At Wednesday’s caucus meeting, Balint was nominated as part of a “team” with veteran Sen. Mark MacDonald (D-Orange) running for majority whip. The caucus took a single vote, simultaneously electing Balint and MacDonald without dissent.

Balint said she and MacDonald had decided to join forces as a way to bridge the gap between the Senate’s old guard and young blood.

“I was thinking about how I want to be successful in bringing this group together,” she said. “Mark had expressed interest, and we had some great conversations, and I think we’ll be a great team.”

Balint said that Ashe was not involved “at all” in the idea.
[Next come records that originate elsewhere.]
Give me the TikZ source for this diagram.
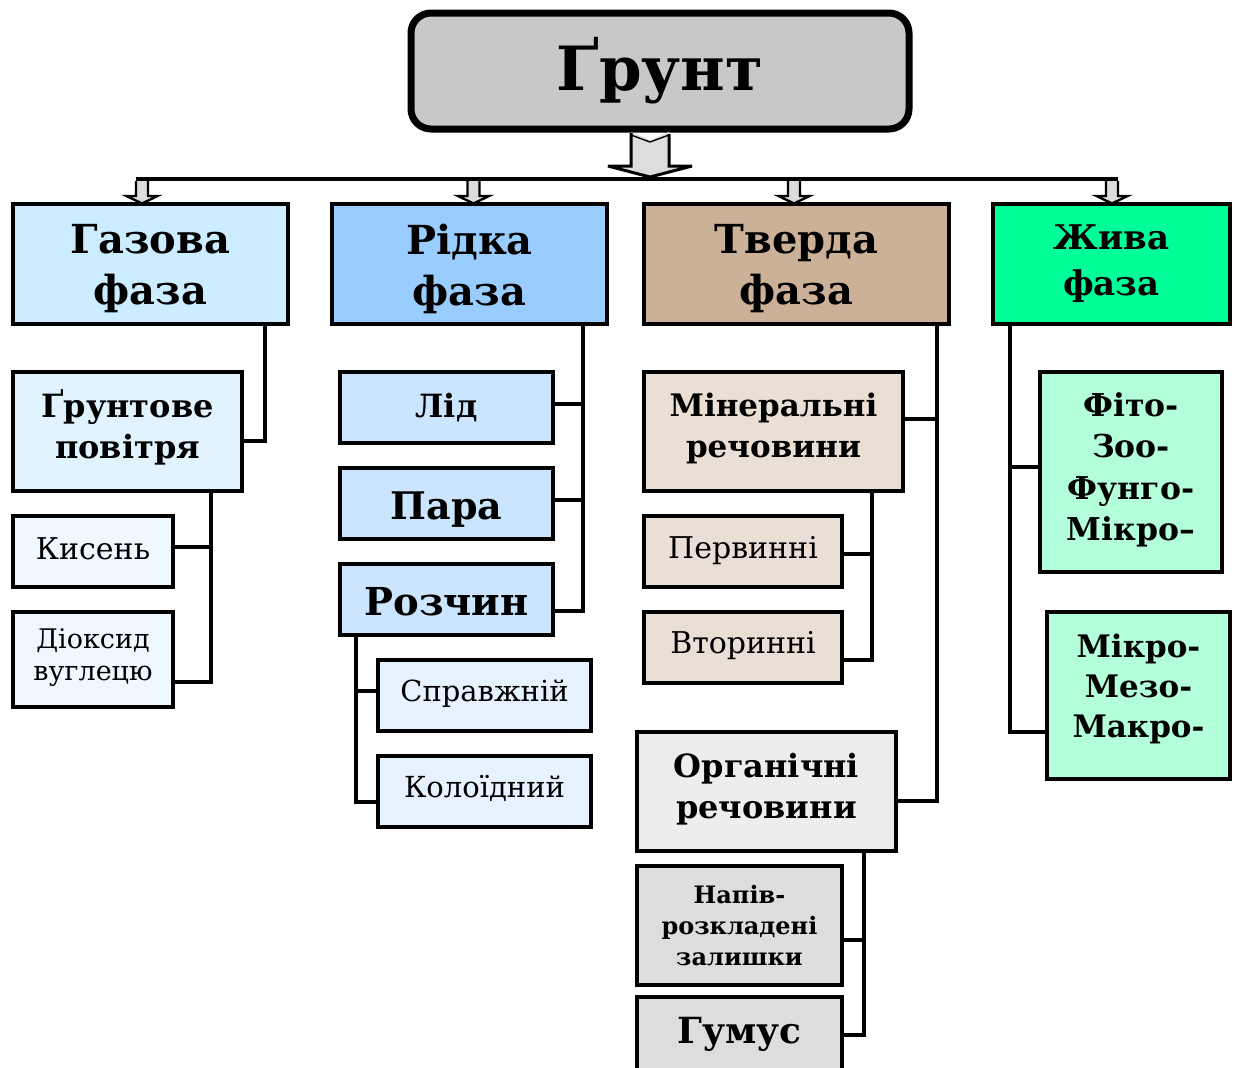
\documentclass[tikz,border=0pt]{standalone}
\usepackage{fontspec}
\setmainfont{DejaVu Serif}
\newcommand\setfs[2]{\fontsize{#1}{#2}\selectfont}
\definecolor{topfill}{HTML}{C8C8C8}
\definecolor{arrowfill}{HTML}{DDDDDD}
\definecolor{gasA}{HTML}{CCECFF}
\definecolor{gasB}{HTML}{E1F3FF}
\definecolor{gasC}{HTML}{F0F8FF}
\definecolor{liqA}{HTML}{99CCFF}
\definecolor{liqB}{HTML}{CCE5FF}
\definecolor{liqC}{HTML}{E6F2FF}
\definecolor{solA}{HTML}{CCB199}
\definecolor{solB}{HTML}{E9DFD5}
\definecolor{orgA}{HTML}{EDEDED}
\definecolor{orgB}{HTML}{DDDDDD}
\definecolor{livA}{HTML}{00FF99}
\definecolor{livB}{HTML}{B3FFDA}
\begin{document}
\begin{tikzpicture}[x=1pt,y=-1pt,
  box/.style={draw=black, line width=3.2pt, rectangle, inner sep=0pt},
  lbl/.style={inner sep=0pt, align=center, text=black},
  conn/.style={draw=black, line width=3.2pt, line join=miter},
  blockarrow/.style={fill=arrowfill, draw=black, line width=2.4pt, line join=miter},
  headfont/.style={font=\setfs{40}{51}\bfseries},
  midfont/.style={font=\setfs{32}{41}\bfseries},
  plainfont/.style={font=\setfs{30}{34}}]
\fill[white] (0,0) rectangle (1235,1068);
\useasboundingbox (0,0) rectangle (1235,1068);

% root
\node[box, line width=7pt, rounded corners=20pt, fill=topfill,
      minimum width=498pt, minimum height=116pt] (root) at (660,71) {};
\node[lbl, font=\setfs{61}{70}\bfseries] (rootT) at (root.center) {Ґрунт};

% bus and arrows
\coordinate (busL) at (136,179);
\coordinate (busR) at (1118,179);
\draw[conn, line width=4.5pt] (busL) -- (busR);
\fill[arrowfill] (631,132) -- (650,140) -- (669,132) -- (669,166) -- (692,166) -- (650,177) -- (608,166) -- (631,166) -- cycle;
\draw[black, line width=3pt, line join=miter, miter limit=3] (root.south -| 631,0) -- (631,166) -- (608,166) -- (650,177) -- (692,166) -- (669,166) -- (669,134);
\draw[black, line width=1.4pt] (631,135) -- (650,142) -- (669,135);

% phases
\node[box, fill=gasA, minimum width=275pt, minimum height=120pt] (gas) at (150.5,264) {};
\node[box, fill=liqA, minimum width=275pt, minimum height=120pt] (liq) at (469.5,264) {};
\node[box, fill=solA, minimum width=305pt, minimum height=120pt] (sol) at (796.5,264) {};
\node[box, fill=livA, minimum width=237pt, minimum height=120pt] (liv) at (1111.5,264) {};
\node[lbl, headfont] (gasT) at ([yshift=-5pt]gas.center) {Газова\\фаза};
\node[lbl, headfont] (liqT) at ([yshift=-5pt]liq.center) {Рідка\\фаза};
\node[lbl, headfont] (solT) at ([yshift=-5pt]sol.center) {Тверда\\фаза};
\node[lbl, font=\setfs{34}{46}\bfseries] (livT) at (liv.center) {Жива\\фаза};
\foreach \n/\x in {gas/142, liq/473.5, sol/794, liv/1112}{
  \draw[blockarrow] (\x-6,181) -- (\x-6,196) -- (\x-15.5,196) -- (\x,203.5) -- (\x+15.5,196) -- (\x+6,196) -- (\x+6,181);
}

% gas phase
\node[box, fill=gasB, minimum width=229pt, minimum height=119pt] (air) at (127.5,431.5) {};
\node[box, fill=gasC, minimum width=160pt, minimum height=71pt] (oxy) at (93,551.5) {};
\node[box, fill=gasC, minimum width=160pt, minimum height=95pt] (co2) at (93,659.5) {};
\node[lbl, midfont] (airT) at ([yshift=4pt]air.center) {Ґрунтове\\повітря};
\node[lbl, plainfont] (oxyT) at ([yshift=3pt]oxy.center) {Кисень};
\node[lbl, font=\setfs{27}{32}] (co2T) at ([yshift=2pt]co2.center) {Діоксид\\вуглецю};
\draw[conn] (gas.south -| 265,0) |- (air.east |- 0,441);
\draw[conn] (air.south -| 211,0) |- (co2.east |- 0,682);
\draw[conn] (oxy.east |- 0,547) -- (211,547);

% liquid phase
\node[box, fill=liqB, minimum width=213pt, minimum height=71pt] (ice) at (446.5,407.5) {};
\node[box, fill=liqB, minimum width=213pt, minimum height=71pt] (vap) at (446.5,503.5) {};
\node[box, fill=liqB, minimum width=213pt, minimum height=71pt] (solut) at (446.5,599.5) {};
\node[box, fill=liqC, minimum width=213pt, minimum height=71pt] (truesol) at (484.5,695.5) {};
\node[box, fill=liqC, minimum width=213pt, minimum height=71pt] (colsol) at (484.5,791.5) {};
\node[lbl, font=\setfs{32}{40}\bfseries] (iceT) at (ice.center) {Лід};
\node[lbl, font=\setfs{38}{46}\bfseries] (vapT) at ([yshift=-6pt]vap.center) {Пара};
\node[lbl, font=\setfs{38.5}{46}\bfseries] (solutT) at ([yshift=-2pt]solut.center) {Розчин};
\node[lbl, font=\setfs{29}{34}] (truesolT) at ([yshift=2pt]truesol.center) {Справжній};
\node[lbl, font=\setfs{29}{34}] (colsolT) at ([yshift=3pt]colsol.center) {Колоїдний};
\draw[conn] (liq.south -| 583,0) |- (solut.east |- 0,611);
\draw[conn] (ice.east |- 0,404) -- (583,404);
\draw[conn] (vap.east |- 0,500) -- (583,500);
\draw[conn] (solut.south -| 356,0) |- (colsol.west |- 0,802);
\draw[conn] (truesol.west |- 0,691) -- (356,691);

% solid phase
\node[box, fill=solB, minimum width=259pt, minimum height=119pt] (mineral) at (773.5,431.5) {};
\node[box, fill=solB, minimum width=198pt, minimum height=71pt] (prim) at (743,551.5) {};
\node[box, fill=solB, minimum width=198pt, minimum height=71pt] (secd) at (743,647.5) {};
\node[box, fill=orgA, minimum width=259pt, minimum height=119pt] (organic) at (766.5,791.5) {};
\node[box, fill=orgB, minimum width=205pt, minimum height=119pt] (semi) at (739.5,925.5) {};
\node[box, fill=orgB, minimum width=205pt, minimum height=75pt] (humus) at (739.5,1034.5) {};
\node[lbl, font=\setfs{31}{41}\bfseries] (mineralT) at ([yshift=3pt]mineral.center) {Мінеральні\\речовини};
\node[lbl, plainfont] (primT) at ([yshift=1pt]prim.center) {Первинні};
\node[lbl, plainfont] (secdT) at ([yshift=2pt]secd.center) {Вторинні};
\node[lbl, font=\setfs{32}{41}\bfseries] (organicT) at ([yshift=2pt]organic.center) {Органічні\\речовини};
\node[lbl, font=\setfs{24}{31}\bfseries] (semiT) at (semi.center) {Напів-\\розкладені\\залишки};
\node[lbl, font=\setfs{36}{44}\bfseries] (humusT) at (humus.center) {Гумус};
\draw[conn] (sol.south -| 937,0) |- (organic.east |- 0,801);
\draw[conn] (mineral.east |- 0,419) -- (937,419);
\draw[conn] (mineral.south -| 872,0) |- (secd.east |- 0,660);
\draw[conn] (prim.east |- 0,554) -- (872,554);
\draw[conn] (organic.south -| 864,0) |- (humus.east |- 0,1035);
\draw[conn] (semi.east |- 0,940) -- (864,940);

% living phase
\node[box, fill=livB, minimum width=182pt, minimum height=200pt] (bio) at (1131,472) {};
\node[box, fill=livB, minimum width=183pt, minimum height=167pt] (sizes) at (1138.5,695.5) {};
\node[lbl, font=\setfs{31.5}{41.5}\bfseries] (bioT) at ([yshift=2pt]bio.center) {Фіто-\\Зоо-\\Фунго-\\Мікро–};
\node[lbl, font=\setfs{31}{40}\bfseries] (sizesT) at ([yshift=7pt]sizes.center) {Мікро-\\Мезо-\\Макро-};
\draw[conn] (liv.south -| 1010,0) |- (sizes.west |- 0,732);
\draw[conn] (bio.west |- 0,467) -- (1010,467);
\end{tikzpicture}
\end{document}
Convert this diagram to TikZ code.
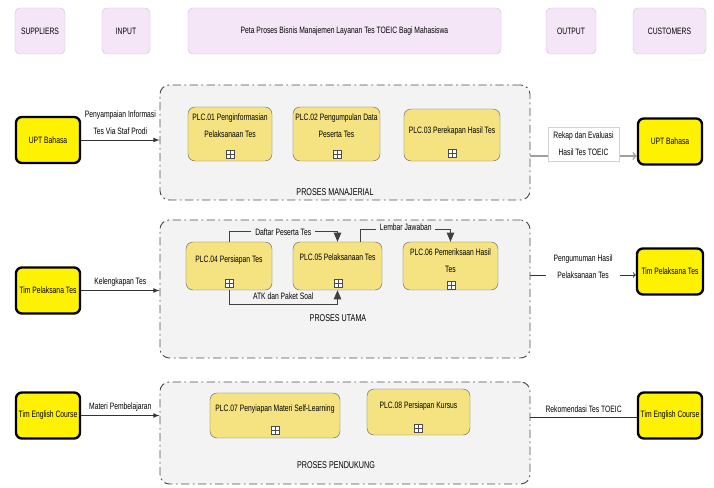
\documentclass[tikz,border=0pt]{standalone}
\usepackage{fontspec}
\setmainfont{Liberation Sans}[FakeStretch=0.73]
\usetikzlibrary{shapes,arrows,positioning,calc}

\begin{document}
\begin{tikzpicture}[x=0.03cm, y=-0.03cm,
        every node/.style={font=\fontsize{7.9pt}{14.5pt}\selectfont, align=center},
        headbox/.style={draw=headline, fill=headfill, rounded corners=4pt, minimum height=1.38cm, inner sep=0pt},
        actor/.style={draw=black, line width=2pt, fill=yellow, rounded corners=5pt, minimum width=1.92cm, minimum height=1.38cm, inner sep=0pt},
        group/.style={draw=grpline, fill=grpfill, line width=0.8pt, rounded corners=8pt, dash pattern=on 7pt off 3pt on 1.5pt off 3pt, minimum width=11.1cm},
        plcbox/.style={draw=plcline, fill=plcfill, rounded corners=6pt},
        plusicon/.style={draw=gray!60!black, fill=white, minimum size=0.24cm, inner sep=0pt,
            path picture={\draw[gray!60!black] (path picture bounding box.north) -- (path picture bounding box.south)
                (path picture bounding box.west) -- (path picture bounding box.east);}},
        grplabel/.style={font=\fontsize{8.4pt}{10pt}\selectfont},
        inarrow/.style={-latex, thick, draw=black!80},
        flow/.style={-triangle 45, thick, draw=black!75}]
        \definecolor{headfill}{RGB}{244,230,247}
        \definecolor{headline}{RGB}{218,190,232}
        \definecolor{grpfill}{RGB}{243,243,243}
        \definecolor{grpline}{RGB}{80,80,80}
        \definecolor{plcfill}{RGB}{245,227,130}
        \definecolor{plcline}{RGB}{105,105,105}

        \useasboundingbox (0,0) rectangle (714,488);

        % Header row
        \node[headbox, minimum width=1.5cm] (suppliers) at (40,31) {SUPPLIERS};
        \node[headbox, minimum width=1.44cm] (input) at (126,31) {INPUT};
        \node[headbox, minimum width=9.39cm] (title) at (344.5,31) {Peta Proses Bisnis Manajemen Layanan Tes TOEIC Bagi Mahasiswa};
        \node[headbox, minimum width=1.5cm] (output) at (571,31) {OUTPUT};
        \node[headbox, minimum width=2.19cm] (customers) at (669.5,31) {CUSTOMERS};

        % Process groups
        \node[group, minimum height=3.45cm] (grp1) at (345,142.5) {};
        \node[group, minimum height=4.14cm] (grp2) at (345,289) {};
        \node[group, minimum height=3.06cm] (grp3) at (345,433) {};
        \node[grplabel] (grp1lbl) at (335,192) {PROSES MANAJERIAL};
        \node[grplabel] (grp2lbl) at (338,318) {PROSES UTAMA};
        \node[grplabel] (grp3lbl) at (336,465) {PROSES PENDUKUNG};

        % Proses manajerial
        \node[plcbox, minimum width=2.52cm, minimum height=1.62cm] (plc1) at (230,134) {};
        \node (plc1txt) at (230,126) {PLC.01 Penginformasian\\Pelaksanaan Tes};
        \node[plusicon] (plc1plus) at (230,154) {};
        \node[plcbox, minimum width=2.61cm, minimum height=1.62cm] (plc2) at (336.5,134) {};
        \node (plc2txt) at (336.5,126) {PLC.02 Pengumpulan Data\\Peserta Tes};
        \node[plusicon] (plc2plus) at (337,154) {};
        \node[plcbox, minimum width=2.88cm, minimum height=1.56cm] (plc3) at (452,135) {};
        \node (plc3txt) at (452,131) {PLC.03 Perekapan Hasil Tes};
        \node[plusicon] (plc3plus) at (452,153) {};

        % Proses utama
        \node[plcbox, minimum width=2.58cm, minimum height=1.44cm] (plc4) at (229,266) {};
        \node (plc4txt) at (229,260) {PLC.04 Persiapan Tes};
        \node[plusicon] (plc4plus) at (229,283) {};
        \node[plcbox, minimum width=2.67cm, minimum height=1.44cm] (plc5) at (337.5,266) {};
        \node (plc5txt) at (337.5,257) {PLC.05 Pelaksanaan Tes};
        \node[plusicon] (plc5plus) at (338,283) {};
        \node[plcbox, minimum width=2.85cm, minimum height=1.44cm] (plc6) at (450.5,266) {};
        \node (plc6txt) at (450.5,261) {PLC.06 Pemeriksaan Hasil\\Tes};
        \node[plusicon] (plc6plus) at (451,285) {};

        % Proses pendukung
        \node[plcbox, minimum width=3.9cm, minimum height=1.35cm] (plc7) at (275,415.5) {};
        \node (plc7txt) at (275,409) {PLC.07 Penyiapan Materi Self-Learning};
        \node[plusicon] (plc7plus) at (275,430) {};
        \node[plcbox, minimum width=3.09cm, minimum height=1.38cm] (plc8) at (418.5,412) {};
        \node (plc8txt) at (418.5,406) {PLC.08 Persiapan Kursus};
        \node[plusicon] (plc8plus) at (418,428) {};

        % Flows inside proses utama
        \draw[flow] (plc4.north) -- ++(0,-10) -| (plc5.north)
            node[pos=0.25, fill=grpfill, inner ysep=1pt] {Daftar Peserta Tes};
        \draw[flow] ([xshift=0.7cm]plc5.north) -- ++(0,-12) -| (plc6.north)
            node[pos=0.25, fill=grpfill, inner ysep=1pt, yshift=2pt] {Lembar Jawaban};
        \draw[flow] (plc4.south) -- ++(0,14) -| (plc5.south)
            node[pos=0.25, above=0pt] {ATK dan Paket Soal};

        % Left - suppliers
        \node[actor] (upt1) at (48,140) {UPT Bahasa};
        \node[actor] (tp1) at (48,290.5) {Tim Pelaksana Tes};
        \node[actor] (tec1) at (48,415.5) {Tim English Course};

        % Right - customers
        \node[actor] (upt2) at (670,141.5) {UPT Bahasa};
        \node[actor, minimum width=1.98cm] (tp2) at (670,271.5) {Tim Pelaksana Tes};
        \node[actor] (tec2) at (670,415.5) {Tim English Course};

        % Inputs
        \draw[inarrow] (upt1.east) -- (upt1.east -| grp1.west)
            node[midway, above=1pt] {Penyampaian Informasi\\Tes Via Staf Prodi};
        \draw[inarrow] (tp1.east) -- (tp1.east -| grp2.west)
            node[midway, above=0pt] {Kelengkapan Tes};
        \draw[inarrow] (tec1.east) -- (tec1.east -| grp3.west)
            node[midway, above=0pt] {Materi Pembelajaran};

        % Outputs
        \draw[->, line width=1.4pt, draw=gray!75] (grp1.east |- 0,156) -- (upt2.west |- 0,156);
        \node[draw=gray!35, fill=white, minimum width=2.13cm, minimum height=1.02cm, inner sep=0pt] (rekap) at (583.5,144)
            {Rekap dan Evaluasi\\Hasil Tes TOEIC};
        \draw[->, thick, draw=black!80] (grp2.east |- 0,275) -- (tp2.west |- 0,275)
            node[midway, fill=white, minimum width=2.2cm, inner ysep=1pt, yshift=0.25cm] {Pengumuman Hasil\\Pelaksanaan Tes};
        \draw[thick, draw=black!80] (grp3.east |- 0,417) -- (tec2.west |- 0,417)
            node[midway, above=0pt] {Rekomendasi Tes TOEIC};
    \end{tikzpicture}
\end{document}
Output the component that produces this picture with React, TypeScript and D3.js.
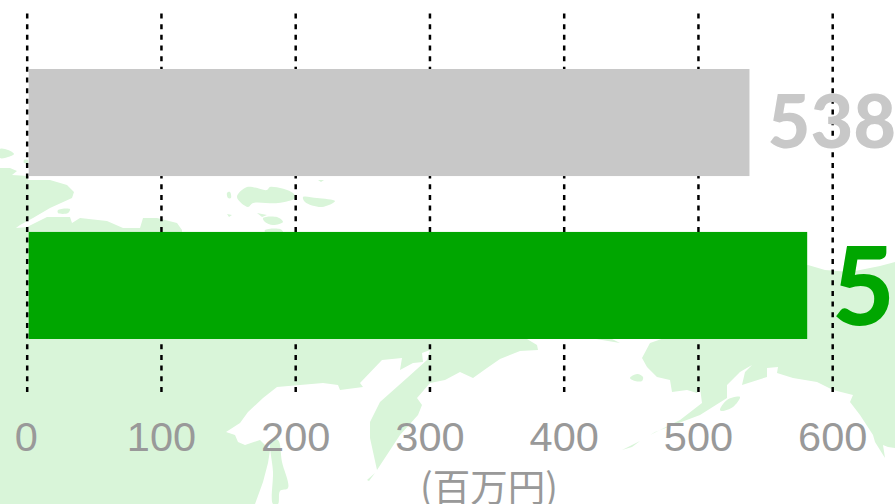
import React from "react";
import * as d3 from "d3";

// ---- data ----
const categories = ["prior", "current"];
const values = [538, 581];
const valueLabels = ["538", "581"];
const barColors = ["#c8c8c8", "#00a600"];
const tickValues = [0, 100, 200, 300, 400, 500, 600];
const unitLabel = "(百万円)";

// ---- faint background map outlines ----
type Pt = [number, number];
const mapAsia: Pt[] = [
  [0,168],[10,168],[17,171],[12,175],[28,176],[28,180],[50,180],[67,185],[74,192],[72,198],[50,208],[33,218],[20,225],[16,228],
  [27,227],[47,217],[70,217],[72,223],[80,218],[107,221],[123,228],[140,228],[143,218],[157,218],[177,223],[182,230],[182,240],
  [527,339],[537,345],[538,350],[520,351],[500,359],[487,368],[473,378],[460,372],[445,380],[430,383],[417,398],[422,405],[418,415],
  [400,435],[377,470],[370,438],[370,422],[380,402],[407,378],[427,360],[430,350],[422,353],[423,362],[413,363],[400,370],[402,358],
  [382,360],[360,383],[363,387],[340,390],[338,385],[323,383],[277,387],[263,398],[248,412],[240,423],[226,432],[235,435],[238,442],
  [245,445],[260,440],[270,450],[268,463],[263,482],[255,504],[0,504],
];
const mapAlaska: Pt[] = [
  [650,320],[808,265],[825,270],[850,272],[880,266],[895,262],[895,448],[888,447],[883,445],[885,458],[875,442],[873,435],[860,415],
  [850,402],[853,395],[833,390],[817,382],[793,378],[777,373],[778,367],[767,368],[767,377],[742,385],[745,372],[752,365],[740,372],
  [727,385],[727,398],[700,415],[655,432],[650,435],[680,420],[702,403],[700,388],[697,393],[687,390],[672,392],[670,380],[657,377],
  [647,367],[642,358],[650,343],[673,335],
];
const mapIslands: Pt[][] = [
  [[0,149],[8,150],[14,154],[8,157],[0,158]],
  [[24,160],[28,160],[28,163],[24,163]],
  [[58,210],[70,209],[68,213],[58,213]],
  [[237,197],[247,187],[267,190],[270,187],[293,193],[295,198],[278,203],[253,203],[248,207]],
  [[303,197],[317,198],[335,201],[322,207],[305,202]],
  [[263,218],[277,217],[283,222],[273,225],[265,222]],
  [[227,193],[230,192],[231,198],[228,198]],
  [[257,213],[267,215],[262,217]],
  [[227,214],[232,215],[229,217]],
  [[265,230],[280,229],[283,232],[265,232]],
  [[318,180],[324,180],[321,182]],
  [[271,440],[278,440],[282,462],[288,488],[280,491],[278,504],[273,504],[273,472]],
  [[596,339],[612,339],[620,343]],
  [[720,410],[727,400],[740,397],[733,407],[722,411]],
  [[630,378],[637,374],[643,377],[642,381],[635,381]],
  [[622,450],[640,441],[632,447]],
  [[367,480],[375,473],[369,481]],
];

const W = 895;
const H = 504;
const x = d3.scaleLinear().domain([0, 600]).range([27.2, 832.7]);
const y = d3.scaleBand().domain(categories).range([69, 339]).paddingInner(56 / 163.3).paddingOuter(0);
const line = d3.line<Pt>().curve(d3.curveCatmullRomClosed.alpha(0.5));
const poly = d3.line<Pt>();
const landFill = "#d9f5d9";

export default function App() {
  const bw = y.bandwidth();
  return (
    <svg
      width={W}
      height={H}
      viewBox={`0 0 ${W} ${H}`}
      style={{ position: "fixed", left: 0, top: 0, display: "block", background: "#fff", overflow: "hidden" }}
    >
      <g fill={landFill}>
        <path d={poly(mapAsia) + "Z"} />
        <path d={poly(mapAlaska) + "Z"} />
        {mapIslands.map((p, i) => (
          <path key={i} d={(p.length > 3 ? line(p) : poly(p) + "Z") ?? ""} />
        ))}
      </g>
      <g stroke="#000" strokeWidth={2.5} strokeDasharray="5 5.67">
        {tickValues.map((t) => (
          <line key={t} x1={x(t)} x2={x(t)} y1={13.5} y2={392} />
        ))}
      </g>
      {categories.map((c, i) => (
        <rect key={c} x={x(0) + 1.5} y={y(c)} width={x(values[i]) - x(0) - 1.5} height={bw} fill={barColors[i]} />
      ))}
      <text x={767.5} y={148} fontFamily="Lato" fontWeight={900} fontSize={74} fill={barColors[0]}>
        {valueLabels[0]}
      </text>
      <text x={832} y={325} fontFamily="Lato" fontWeight={900} fontSize={108} fill={barColors[1]}>
        {valueLabels[1]}
      </text>
      <g fontFamily="'Liberation Sans'" fontSize={41.5} fill="#999" textAnchor="middle">
        {tickValues.map((t) => (
          <text key={t} x={x(t) - (t === 0 ? 1 : 0)} y={451}>
            {t}
          </text>
        ))}
      </g>
      <text x={489} y={501} fontFamily="'Noto Sans CJK JP'" fontSize={37.5} fill="#999" textAnchor="middle">
        {unitLabel}
      </text>
    </svg>
  );
}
After the caucus decided at a mid-November meeting to delay its majority leader election, she explained, “he decided to step back and let the process play out.”

On how she will approach her new role, Balint spoke of a more streamlined, predictable process in the Senate. “People want to know what’s coming,” she said. “Nobody wants to have surprises all the time.” She also expressed a desire to have Senate committees “get out more and talk with our constituents.”

Now that Windham County native Peter Shumlin is leaving the governor’s office, nearly all the state’s top officials hail from the Burlington/Montpelier corridor. Balint said the dearth of representation from southern Vermont factored into her decision to run. “We do need somebody from the south,” she said, “because our issues are not the same as those in Chittenden and Washington counties.”

Balint is the first openly gay woman to serve in the Vermont Senate. Left unsaid — in the caucus meeting and in her remarks to reporters afterward — was any mention of her breaking another glass ceiling: becoming the first openly gay woman to achieve a leadership position in the Senate. By itself, that seems to be a heartening bit of progress.

The Senate Democratic caucus will meet again Thursday afternoon to discuss its legislative priorities for the 2017 session.